Diaspora and the loss of language
2012-02-13
(This was originally posted at Womanist Musings. Reprinting here for archival purposes.)
For those of us PoC born in an English speaking country, or in some other country where you end up speaking the colonizer’s language as your first (and, especially in NA, only) language. And the article (find link) noting that many trans* people dislike the terms or language available to those of us who speak english makes me think…
I do (poorly) speak a language that isn’t English, but I rarely get the chance to use it. Moreover, I only started learning (Mandarin) Chinese (in part) because Tagalog was unavailable to me (they don’t really teach it any where in NA other than the University of Hawaii). And I would still love the opportunity to learn it. Except, at this late juncture the thought of learning another language exhausts me and I’m not sure that I would have either the time or the energy to do so.
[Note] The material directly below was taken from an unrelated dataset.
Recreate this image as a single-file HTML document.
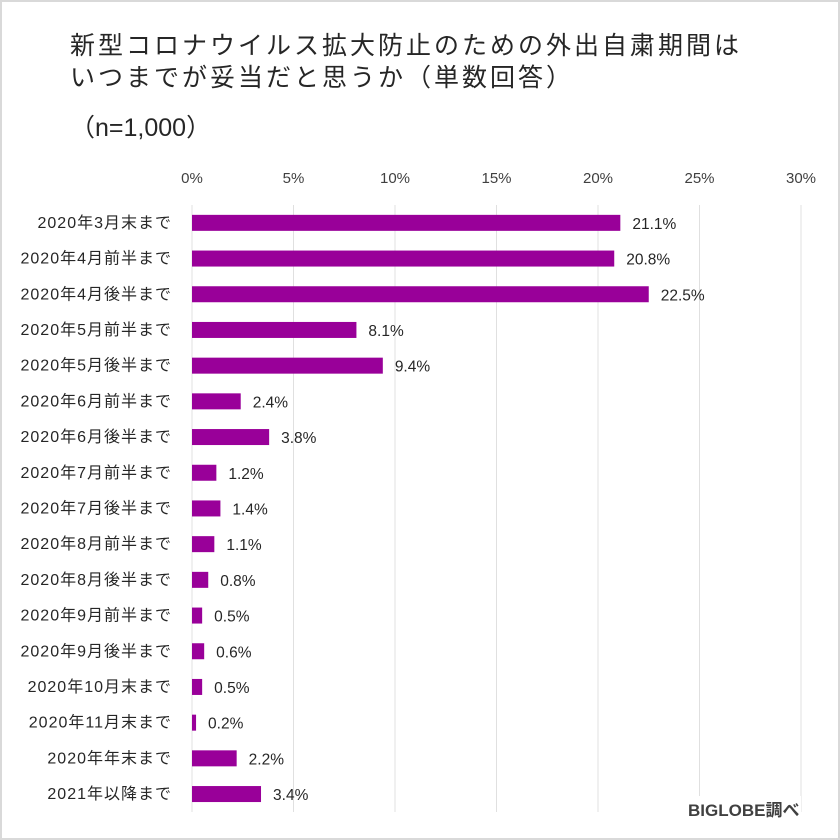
<!DOCTYPE html>
<html><head><meta charset="utf-8"><style>
body{margin:0;background:#fff;}
#wrap{position:relative;width:840px;height:840px;box-sizing:border-box;border:2px solid #d9d9d9;background:#fff;font-family:"Liberation Sans","Noto Sans CJK JP",sans-serif;color:#262626;overflow:hidden;}
.t{position:absolute;left:68px;font-size:25px;letter-spacing:3px;color:#262626;white-space:nowrap;}
svg{position:absolute;left:-2px;top:-2px;}
</style></head><body>
<div id="wrap">
<div class="t" style="top:24px">新型コロナウイルス拡大防止のための外出自粛期間は</div>
<div class="t" style="top:56px">いつまでが妥当だと思うか（単数回答）</div>
<div class="t" style="top:106px;letter-spacing:0">（n=1,000）</div>
<svg id="c" width="840" height="840"></svg>
<div style="position:absolute;left:684px;top:794px;font-size:17px;font-weight:bold;color:#404040;background:#fff;padding:0 2px;">BIGLOBE調べ</div>
</div>
<script>
const categories=["2020年3月末まで","2020年4月前半まで","2020年4月後半まで","2020年5月前半まで","2020年5月後半まで","2020年6月前半まで","2020年6月後半まで","2020年7月前半まで","2020年7月後半まで","2020年8月前半まで","2020年8月後半まで","2020年9月前半まで","2020年9月後半まで","2020年10月末まで","2020年11月末まで","2020年年末まで","2021年以降まで"];
const values=[21.1,20.8,22.5,8.1,9.4,2.4,3.8,1.2,1.4,1.1,0.8,0.5,0.6,0.5,0.2,2.2,3.4];
const ticks=[0,5,10,15,20,25,30];
const NS="http://www.w3.org/2000/svg";
const svg=document.getElementById('c');
const x0=192,x1=801,xmax=30;
const xs=v=>x0+(x1-x0)*v/xmax;
const yTop=205,rowH=35.7;
const yc=i=>yTop+rowH*(i+0.5);
function mk(tag,a){const e=document.createElementNS(NS,tag);for(const k in a)e.setAttribute(k,a[k]);svg.appendChild(e);return e;}
ticks.forEach(t=>{
  const l=mk('line',{x1:xs(t),x2:xs(t),y1:yTop,y2:812,stroke:'#e0e0e0','stroke-width':1});
  
  
  const tx=mk('text',{x:xs(t),y:183,'text-anchor':'middle','font-size':15,fill:'#404040'});
  tx.textContent=t+'%';
  
  
});
categories.forEach((c,i)=>{
  const y=yc(i);
  const r=mk('rect',{x:x0,y:y-8,width:xs(values[i])-x0,height:16,fill:'#990099'});
  
  
  const lb=mk('text',{x:172,y:y+5,'text-anchor':'end','font-size':16,'letter-spacing':1,fill:'#262626'});
  lb.textContent=c;
  
  
  const v=mk('text',{x:xs(values[i])+12,y:y+6,'font-size':15.5,fill:'#262626'});
  v.textContent=values[i].toFixed(1)+'%';
  
  
});
</script>
</body></html>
More importantly, while I’m not a believer in linguistic determinism (i.e., the notion that language determines thought/reality), language is an important repository of culture. Indeed, it is important enough that it was one of the (many) things stripped from slaves or the Indigenous people of NA. This wasn’t an arbitrary or meaningless thing. And I think about the continued increase of english, the already huge amount of people speaking spanish, and all the other languages lost to colonization.
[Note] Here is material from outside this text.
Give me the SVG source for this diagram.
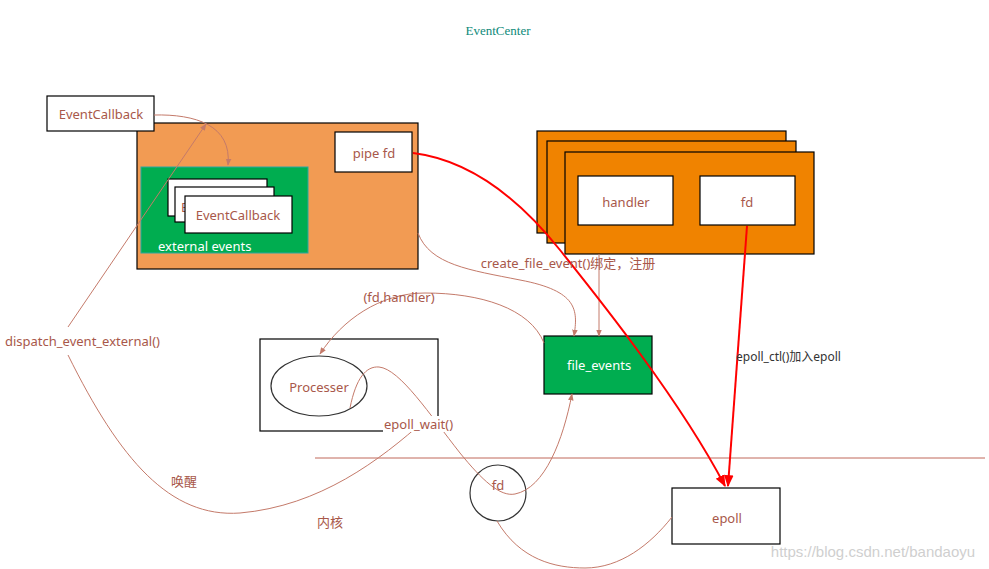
<svg xmlns="http://www.w3.org/2000/svg" width="989" height="569" viewBox="0 0 989 569">
<style>
text{font-family:"Noto Sans","Noto Sans CJK SC",sans-serif;font-size:13px;fill:#a8584a}
.c{text-anchor:middle;dominant-baseline:central}
.box{fill:#fff;stroke:#000;stroke-width:1.2}
.org{fill:#f08300;stroke:#000;stroke-width:1.2}
.con{fill:none;stroke:#c47a6a;stroke-width:1}
.red{fill:none;stroke:#ff0000;stroke-width:2}
</style>
<defs>
<marker id="ah" viewBox="0 0 10 10" refX="9" refY="5" markerWidth="7" markerHeight="7" orient="auto" markerUnits="userSpaceOnUse"><path d="M0,1 L10,5 L0,9 z" fill="#c47a6a"/></marker>
<marker id="rh" viewBox="0 0 10 10" refX="9" refY="5" markerWidth="12" markerHeight="12" orient="auto" markerUnits="userSpaceOnUse"><path d="M0,1 L10,5 L0,9 z" fill="#ff0000"/></marker>
</defs>
<rect width="989" height="569" fill="#fff"/>
<text x="498" y="30" class="c" style="font-family:'Liberation Serif',serif;fill:#0e8a7a">EventCenter</text>
<line x1="315" y1="458" x2="985" y2="458" stroke="#c0685a" stroke-width="1"/>

<g id="eventCenterBox">
<rect x="137" y="123" width="281" height="146" fill="#f29b53" stroke="#000" stroke-width="1.2"/>
</g>
<g id="externalEvents">
<rect x="141" y="167" width="167" height="86" fill="#00ad50" stroke="#2aa8a0" stroke-width="1"/>
<text x="158" y="251" style="fill:#fff">external events</text>
<rect x="168" y="179" width="99" height="37" class="box"/>
<rect x="175" y="187" width="99" height="35" class="box"/>
<text x="181" y="212">E</text>
<rect x="185" y="196" width="107" height="37" class="box"/>
<text x="238" y="215" class="c">EventCallback</text>
</g>
<g id="pipeFd">
<rect x="335" y="132" width="77" height="40" class="box"/>
<text x="374" y="153" class="c">pipe fd</text>
</g>
<g id="eventCallback">
<rect x="47" y="96" width="107" height="35" class="box"/>
<text x="101" y="114" class="c">EventCallback</text>
</g>
<g id="fileEventStack">
<rect x="537" y="131" width="249" height="102" class="org"/>
<rect x="547" y="141" width="249" height="102" class="org"/>
<rect x="565" y="152" width="249" height="102" class="org"/>
<rect x="578" y="176" width="95" height="49" class="box"/>
<text x="626" y="202" class="c">handler</text>
<rect x="700" y="176" width="95" height="49" class="box"/>
<text x="747" y="202" class="c">fd</text>
</g>
<g id="fileEvents">
<rect x="544" y="336" width="108" height="58" fill="#00ad50" stroke="#000" stroke-width="1.2"/>
<text x="599" y="365" class="c" style="fill:#fff">file_events</text>
</g>
<g id="processerBox">
<rect x="260" y="339" width="178" height="92" fill="none" stroke="#000" stroke-width="1.2"/>
<ellipse cx="319" cy="386" rx="48" ry="30" fill="none" stroke="#333" stroke-width="1.2"/>
<text x="319" y="387" class="c">Processer</text>
</g>
<g id="fdCircle">
<circle cx="498" cy="493" r="28" fill="none" stroke="#333" stroke-width="1.2"/>
</g>
<g id="epoll">
<rect x="672" y="488" width="108" height="56" class="box"/>
<text x="727" y="518" class="c">epoll</text>
</g>

<g id="connectors">
<path class="con" d="M154,115 C195,114 232,125 228,165" marker-end="url(#ah)"/>
<line class="con" x1="68" y1="327" x2="206" y2="124" marker-end="url(#ah)"/>
<path class="con" d="M68,355 C120,460 170,518 240,513 C320,506 380,460 425,420" marker-end="url(#ah)"/>
<path class="con" d="M350,408 C356,378 366,366 379,367 C400,369 430,415 460,453 C482,480 500,497 515,494 C545,488 563,440 572,394" marker-end="url(#ah)"/>
<path class="con" d="M497,521 C520,560 555,568 585,568 C620,568 650,545 672,517"/>
<path class="con" d="M418,233 C430,265 470,270 520,280 C578,291 578,310 574,336" marker-end="url(#ah)"/>
<line class="con" x1="599" y1="254" x2="599" y2="336" marker-end="url(#ah)"/>
<path class="con" d="M544,343 C530,308 480,293 425,293 C380,293 342,320 320,354" marker-end="url(#ah)"/>
<path class="red" d="M413,153 C470,160 520,200 560,250 C600,300 680,400 725,486" marker-end="url(#rh)"/>
<line class="red" x1="747" y1="226" x2="728" y2="486" marker-end="url(#rh)"/>
</g>

<text x="5" y="341" dominant-baseline="central">dispatch_event_external()</text>
<text x="399" y="297" class="c">(fd,handler)</text>
<text x="568" y="263" class="c">create_file_event()绑定，注册</text>
<text x="736" y="356" dominant-baseline="central" style="fill:#333;font-size:12px">epoll_ctl()加入epoll</text>
<rect x="383" y="416" width="72" height="16" fill="#fff"/>
<text x="384" y="424" dominant-baseline="central">epoll_wait()</text>
<text x="498" y="485" class="c">fd</text>
<text x="184" y="481" class="c">唤醒</text>
<text x="330" y="522" class="c">内核</text>
<text x="873" y="551" class="c" style="font-family:'Liberation Sans',sans-serif;font-size:15px;fill:#cfcfcf">https://blog.csdn.net/bandaoyu</text>
</svg>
I think about the all the PoC living in diasporas and those who have completely lost this very fundamental with their culture. I begin to wonder the impact it has on how we engage with the world when all we have is the language of our colonizers. I think about all the continued debates about language in social justice circles and think about the many, many ways the many important and multiple analyses by PoC on how white supremacy is encoded into English. And I think about how this is we gotta use this language to talk about ourselves and try to liberate our minds.
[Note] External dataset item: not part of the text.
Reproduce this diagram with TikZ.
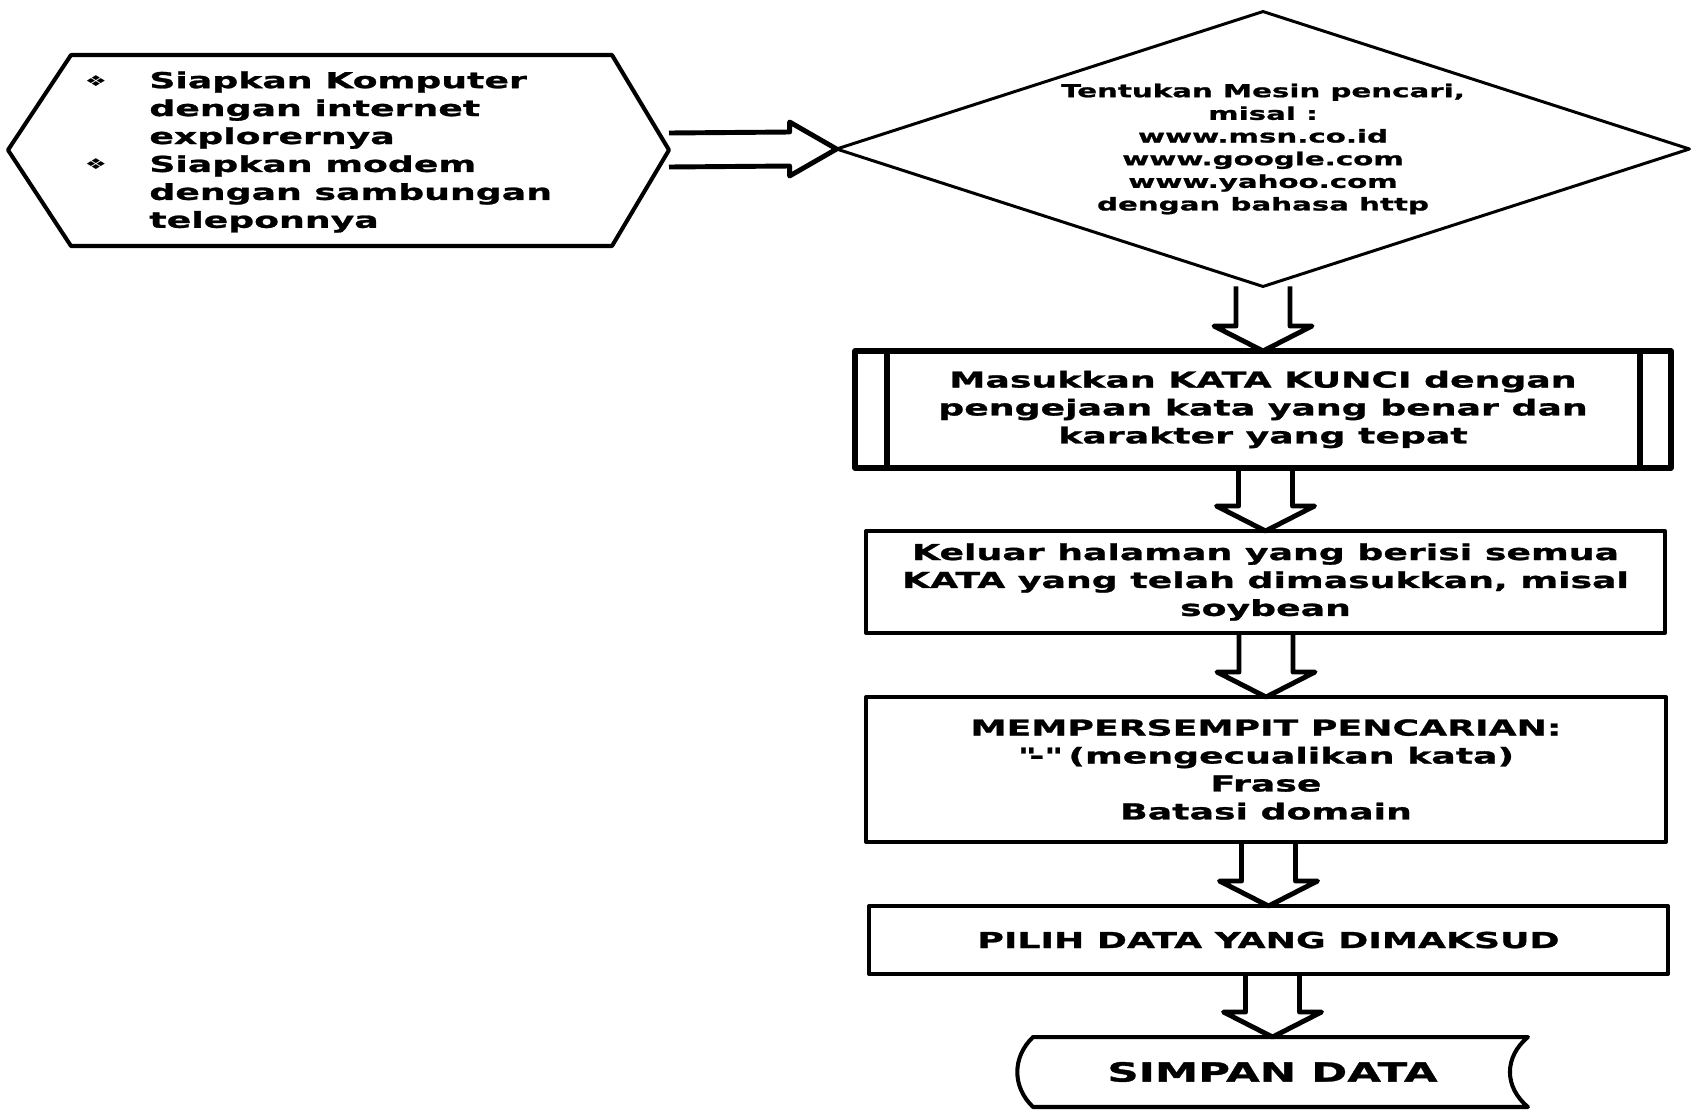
\documentclass[tikz,border=0pt]{standalone}
\usepackage{fontspec}
\setmainfont{DejaVu Sans}[FakeStretch=1.65, BoldFeatures={FakeBold=1.2}]
\usetikzlibrary{shapes.geometric, calc}

\begin{document}
\begin{tikzpicture}[
  x=0.02cm, y=-0.02cm,
  font=\bfseries\fontsize{12.5}{15.9}\selectfont,
  line join=round,
  blk/.style={draw, line width=2.3pt, align=center, inner sep=0pt, outer sep=0pt, minimum width=16cm},
  prc/.style={blk, line width=3.2pt},
  dec/.style={draw, diamond, aspect=3.1, line width=1.7pt, align=center, inner sep=0pt, outer sep=0pt,
    minimum width=17.06cm, minimum height=5.5cm, font=\bfseries\fontsize{10.1}{12.9}\selectfont},
  sto/.style={align=center, inner sep=0pt, outer sep=0pt, minimum width=10.22cm, minimum height=1.4cm,
    font=\bfseries\fontsize{15}{17}\selectfont},
  bul/.style={inner sep=0pt, font=\fontsize{8.5}{8.5}\selectfont},
  harrow/.style={line width=2.8pt},
]
\useasboundingbox (0,0) rectangle (1691,1110);

% Preparation (hexagon)
\coordinate (hexE) at (669,150);
\draw[line width=2.3pt] (8,150) -- (71,55) -- (612,55) -- (hexE) -- (612,246) -- (71,246) -- cycle;
\node[bul] (bulA) at (96,81) {❖};
\node[bul] (bulB) at (96,164) {❖};
\node[anchor=west, align=left, inner sep=0pt] (prep) at (149,152)
  {Siapkan Komputer\\dengan internet\\explorernya\\Siapkan modem\\dengan sambungan\\teleponnya};

% Search engine
\node[dec] (find) at (1263,149)
  {Tentukan Mesin pencari,\\misal :\\www.msn.co.id\\www.google.com\\www.yahoo.com\\dengan bahasa http};

\draw[harrow] ($(hexE)+(0,-17)$) -- ($(find.west)+(-47,-17)$) -- ($(find.west)+(-47,-27)$)
  -- (find.west) -- ($(find.west)+(-47,27)$) -- ($(find.west)+(-47,17)$) -- ($(hexE)+(0,17)$);

% Steps
\node[prc, minimum width=16.32cm, minimum height=2.34cm] (keyw) at (1263,409.5)
  {Masukkan KATA KUNCI dengan\\pengejaan kata yang benar dan\\karakter yang tepat};
\draw[line width=3.2pt] ($(keyw.north west)+(32,0)$) -- ($(keyw.south west)+(32,0)$);
\draw[line width=3.2pt] ($(keyw.north east)+(-31,0)$) -- ($(keyw.south east)+(-31,0)$);

\node[blk, minimum width=15.98cm, minimum height=2.04cm] (result) at (1265.5,582)
  {Keluar halaman yang berisi semua\\KATA yang telah dimasukkan, misal\\soybean};
\node[blk, minimum width=16cm, minimum height=2.9cm] (narrow) at (1266,769.5)
  {MEMPERSEMPIT PENCARIAN:\\\textquotedbl-\textquotedbl\ (mengecualikan kata)\\Frase\\Batasi domain};
\node[blk, minimum width=15.98cm, minimum height=1.36cm] (pick) at (1268.5,940)
  {PILIH DATA YANG DIMAKSUD};

% Stored data
\node[sto] (save) at (1272.5,1072) {SIMPAN DATA};
\draw[line width=2.3pt] ($(save.north west)+(16,0)$) -- (save.north east)
  .. controls +(-24,20) and +(-24,-20) .. (save.south east)
  -- ($(save.south west)+(16,0)$)
  .. controls +(-21,-20) and +(-21,20) .. ($(save.north west)+(16,0)$) -- cycle;

% Hollow arrows down the column
\foreach \a/\b in {find/keyw, keyw/result, result/narrow, narrow/pick, pick/save}
  \draw[harrow] ($(\a.south -| \b.north)+(-27,0)$) -- ($(\b.north)+(-27,-25)$) -- ($(\b.north)+(-49,-25)$)
    -- (\b.north) -- ($(\b.north)+(49,-25)$) -- ($(\b.north)+(27,-25)$) -- ($(\a.south -| \b.north)+(27,0)$);

\end{tikzpicture}
\end{document}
I also think of how liberating it was to find a non-English word, in Tagalog, that exactly represented and referred to my identity in ways that any English word never did. In part it was because it allowed me to discover stories that were similar to my own, that I could identify with. It was the first time I felt like I belonged in a community… But a community that thrives in diasporas and in the homeland. Moreover, communities where my participation would be limited because I don’t speak the language (in this case, Swardspeak or Tagalog).
Of course, I am not implying that we cannot use English to liberate and decolonize our minds. Or that the continued efforts to remove white supremacy and all the encoded oppression in English from the language are in vain. Especially since, for so many of us, it is the only language we have. In this sense, the battles we fight over language are so very, very important. Because our language codes oppression and has often been used as a means to oppress people, which is why it can become so liberating to use language to decolonize ourselves.
One of the key was we do this is by talking to each other. By sharing our experiences and articulating our worlds. Every time we are not silent and every time we communicate with each other we take this tool of oppression and make into an instrument of liberation.